Repeating information can save a life

March 11, 2022  //  FOUND IN: Strategy & Leadership,

The HRO Tool of the Month comes from the Reliability Skill: Communicate Clearly

At Michigan Medicine, we are committed to a culture of safety and reliability. With that, we must operate at the highest level of clarity in order to prevent harm. This includes active listening, repeating back information and practicing situational awareness.  

In this month’s high reliability tool, we will explore how the tool Three-Way Repeat-Back and Read Back is essential to situational awareness and can help reinforce our safety promise.

Looking at Three-Way Read-Back and Repeat Back

Complete and accurate communication is a practice that ensures we understand the patient we are asked to care for and/or the task we are asked to do. This understanding is called situational awareness. Clear communication is key and understanding gives context to the choices we make. So, a poor understanding leads to poor choices — garbage in, garbage out.

We repeat back important information, especially orders, test results and delegated tasks, to ensure that we heard correctly, and exactly what was said. Repeat-back is all oral communication and can be used over a wide range of communications. It includes documenting the information and reading what was documented. It is required by policy for telephone orders, verbal orders and critical tests/values.

 A Three-way Repeat-back example:

  • Jane initiates communication, “Steve, take this sample to the lab, stat.”
  • Steve acknowledges with “I understand” and repeats the message back verbatim, “Take this sample to the lab, stat.”
  • Jane acknowledges with “that’s correct” or “that is not correct” and starts the communication again: “That’s correct.”

How should we use this tool?

Use repeat-back for oral communications where precise detail must be communicated as well as meaning. The correct response for sender acknowledgement is “that’s correct.” Do not say “right” because this can be interpreted as a laterality (ie. direction) instead of an acknowledgement.

Important tip to remember:

  • Repeat-backs ensure authenticity of communication — you heard it the way I said it.

Here are examples of how to use Repeat Back with coworkers in a clinical and non-clinical setting:

Clinical

Nurse: Dr. John, I’m calling to confirm that Brian Smith’s heart rate is 80 beats per minute.
Physician: Brian Smith’s heart rate is 80 beats per minute?
Nurse: That is correct. 

Non-clinical 

Associate: Ashley, we will need 750 copies of the oncology newsletter printed and delivered to Radiation Oncology by this Monday, Oct. 7 at 7 p.m.
Designer: Ok. You will need 750 copies of the oncology newsletter printed and delivered to Radiation Oncology by Monday, Oct. 7 at 7 p.m.?
Associate: That is correct. 

Clarifying questions

At Michigan Medicine, you should know that it is OK for anyone to ask a question. If you are unsure, or you just want to be sure, ask. Everyone is encouraged to adapt this way of thinking in order to support each other and move the organization forward.

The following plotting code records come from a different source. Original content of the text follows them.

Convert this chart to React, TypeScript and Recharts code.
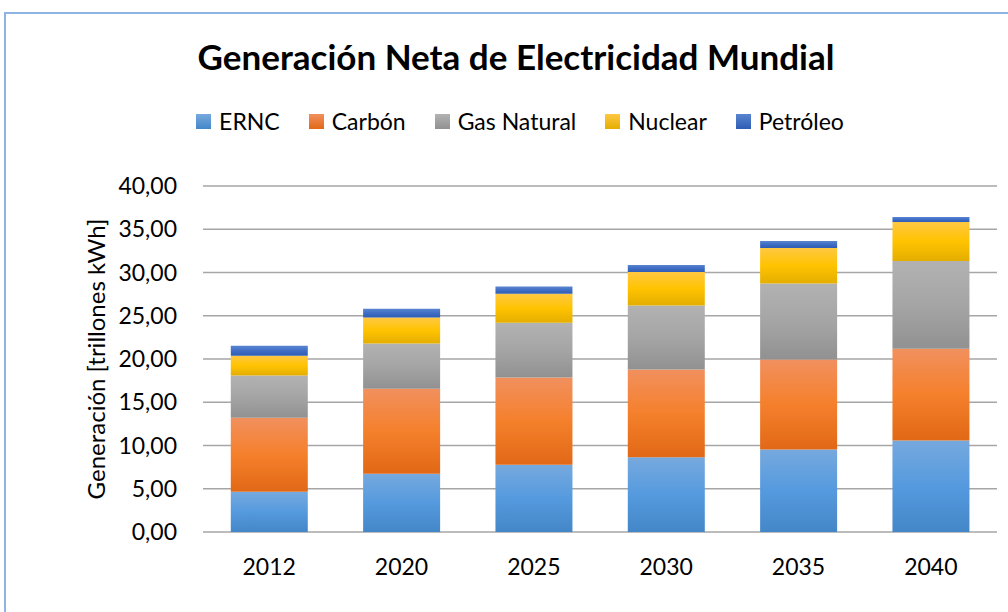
import React from 'react';
import { BarChart, Bar, XAxis, YAxis, CartesianGrid } from 'recharts';

const years = ['2012', '2020', '2025', '2030', '2035', '2040'];
const ernc = [4.66, 6.74, 7.78, 8.63, 9.55, 10.59];
const carbon = [8.55, 9.82, 10.08, 10.16, 10.39, 10.59];
const gasNatural = [4.89, 5.24, 6.32, 7.39, 8.78, 10.16];
const nuclear = [2.27, 3.0, 3.35, 3.89, 4.12, 4.5];
const petroleo = [1.15, 1.0, 0.84, 0.81, 0.81, 0.58];
const yTicks = [0, 5, 10, 15, 20, 25, 30, 35, 40];

const data = years.map((year, i) => ({
  year,
  ernc: ernc[i],
  carbon: carbon[i],
  gas: gasNatural[i],
  nuclear: nuclear[i],
  petroleo: petroleo[i],
}));

const FONT = 'Lato, "Open Sans", sans-serif';

const series = [
  { key: 'ernc', name: 'ERNC', stops: ['#76a9de', '#559ade', '#4487c8'] },
  { key: 'carbon', name: 'Carbón', stops: ['#f1905e', '#f5802c', '#e16816'] },
  { key: 'gas', name: 'Gas Natural', stops: ['#b2b2b2', '#a5a5a5', '#919191'] },
  { key: 'nuclear', name: 'Nuclear', stops: ['#ffc843', '#ffc300', '#e4ae00'] },
  { key: 'petroleo', name: 'Petróleo', stops: ['#5a85d0', '#3f6dc4', '#2f5db4'] },
];

const fmt = (v: number) => v.toFixed(2).replace('.', ',');

function LegendBox() {
  return (
    <div
      style={{
        position: 'absolute',
        left: 0,
        top: 107,
        width: 1040,
        display: 'flex',
        justifyContent: 'center',
        gap: 29,
        fontFamily: FONT,
        fontSize: 23,
        color: '#000',
      }}
    >
      {series.map((s) => (
        <div key={s.key} style={{ display: 'flex', alignItems: 'center' }}>
          <span
            style={{
              width: 15,
              height: 15,
              background: `linear-gradient(${s.stops[0]}, ${s.stops[2]})`,
              marginRight: 8,
              display: 'inline-block',
            }}
          />
          <span>{s.name}</span>
        </div>
      ))}
    </div>
  );
}

export default function App() {
  return (
    <div
      style={{
        position: 'absolute',
        left: 0,
        top: 0,
        width: 1008,
        height: 612,
        overflow: 'hidden',
        background: '#fff',
      }}
    >
      <div
        style={{
          position: 'absolute',
          left: 4,
          top: 12,
          width: 1100,
          height: 700,
          border: '2px solid #8db4e2',
        }}
      />
      <div
        style={{
          position: 'absolute',
          left: 0,
          top: 35,
          width: 1032,
          textAlign: 'center',
          fontFamily: FONT,
          fontWeight: 700,
          fontSize: 35,
          color: '#000',
        }}
      >
        Generación Neta de Electricidad Mundial
      </div>
      <LegendBox />
      <div style={{ position: 'absolute', left: 0, top: 0 }}>
        <BarChart
          width={1008}
          height={612}
          data={data}
          margin={{ top: 186, right: 11, left: 73, bottom: 40 }}
          barCategoryGap="21%"
        >
          <defs>
            {series.map((s) => (
              <linearGradient key={s.key} id={`grad-${s.key}`} x1="0" y1="0" x2="0" y2="1">
                <stop offset="0%" stopColor={s.stops[0]} />
                <stop offset="50%" stopColor={s.stops[1]} />
                <stop offset="100%" stopColor={s.stops[2]} />
              </linearGradient>
            ))}
          </defs>
          <CartesianGrid vertical={false} stroke="#a6a6a6" strokeWidth={1.5} />
          <XAxis
            dataKey="year"
            axisLine={false}
            tickLine={false}
            tickSize={0}
            tickMargin={27}
            height={40}
            tick={{ fill: '#000', fontSize: 23, fontFamily: FONT }}
          />
          <YAxis
            width={130}
            domain={[0, 40]}
            ticks={yTicks}
            axisLine={false}
            tickLine={false}
            tickSize={0}
            tickMargin={26}
            tickFormatter={fmt}
            tick={{ fill: '#000', fontSize: 23, fontFamily: FONT }}
            label={{
              content: (props: any) => {
                const vb = props.viewBox || {};
                const cx = 95;
                const cy = (vb.y ?? 186) + (vb.height ?? 346) / 2;
                return (
                  <text
                    x={cx}
                    y={cy}
                    transform={`rotate(-90, ${cx}, ${cy})`}
                    textAnchor="middle"
                    dominantBaseline="central"
                    fontFamily={FONT}
                    fontSize={24}
                    fill="#000"
                  >
                    Generación [trillones kWh]
                  </text>
                );
              },
            }}
          />
          {series.map((s) => (
            <Bar
              key={s.key}
              dataKey={s.key}
              name={s.name}
              stackId="a"
              fill={`url(#grad-${s.key})`}
              isAnimationActive={false}
            />
          ))}
        </BarChart>
      </div>
    </div>
  );
}
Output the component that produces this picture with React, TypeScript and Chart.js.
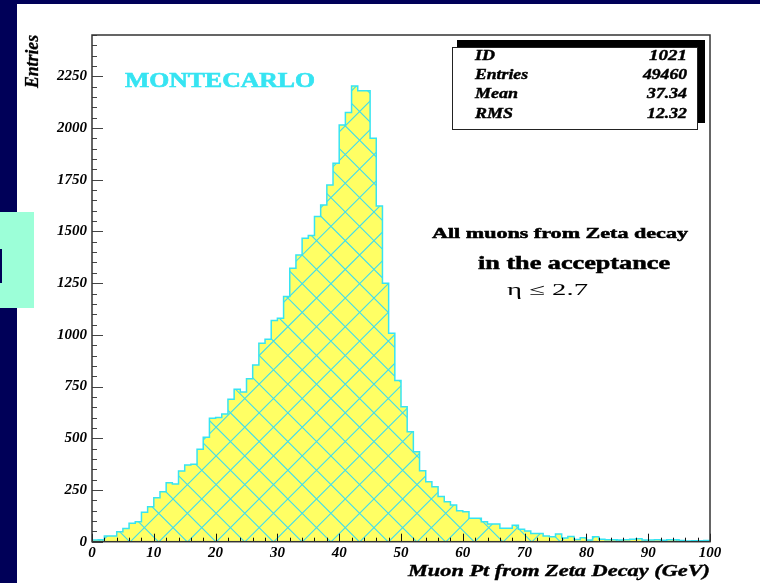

So when do you need to ask clarifying questions?

  • When in high-risk situations
  • When information is incomplete
  • When information is ambiguous
  • When you are unsure

Good thinking starts with a questioning attitude. Ask the question in a polite, professional and helpful way. If asking a question of someone in a higher position, consider using the tool for Speak-Up for Safety.

Did you know?

1. Situational Awareness is a critical thinking skill that gives us the ability to anticipate future problems and notice existing problems.

2. Good communications are the best way to maintain situational awareness among team members and between units. The word communication comes from the word commune — to be as one, as in “one in thought.”

3. 31% of key activities leading to serious patient harm at Michigan Medicine were communication-related.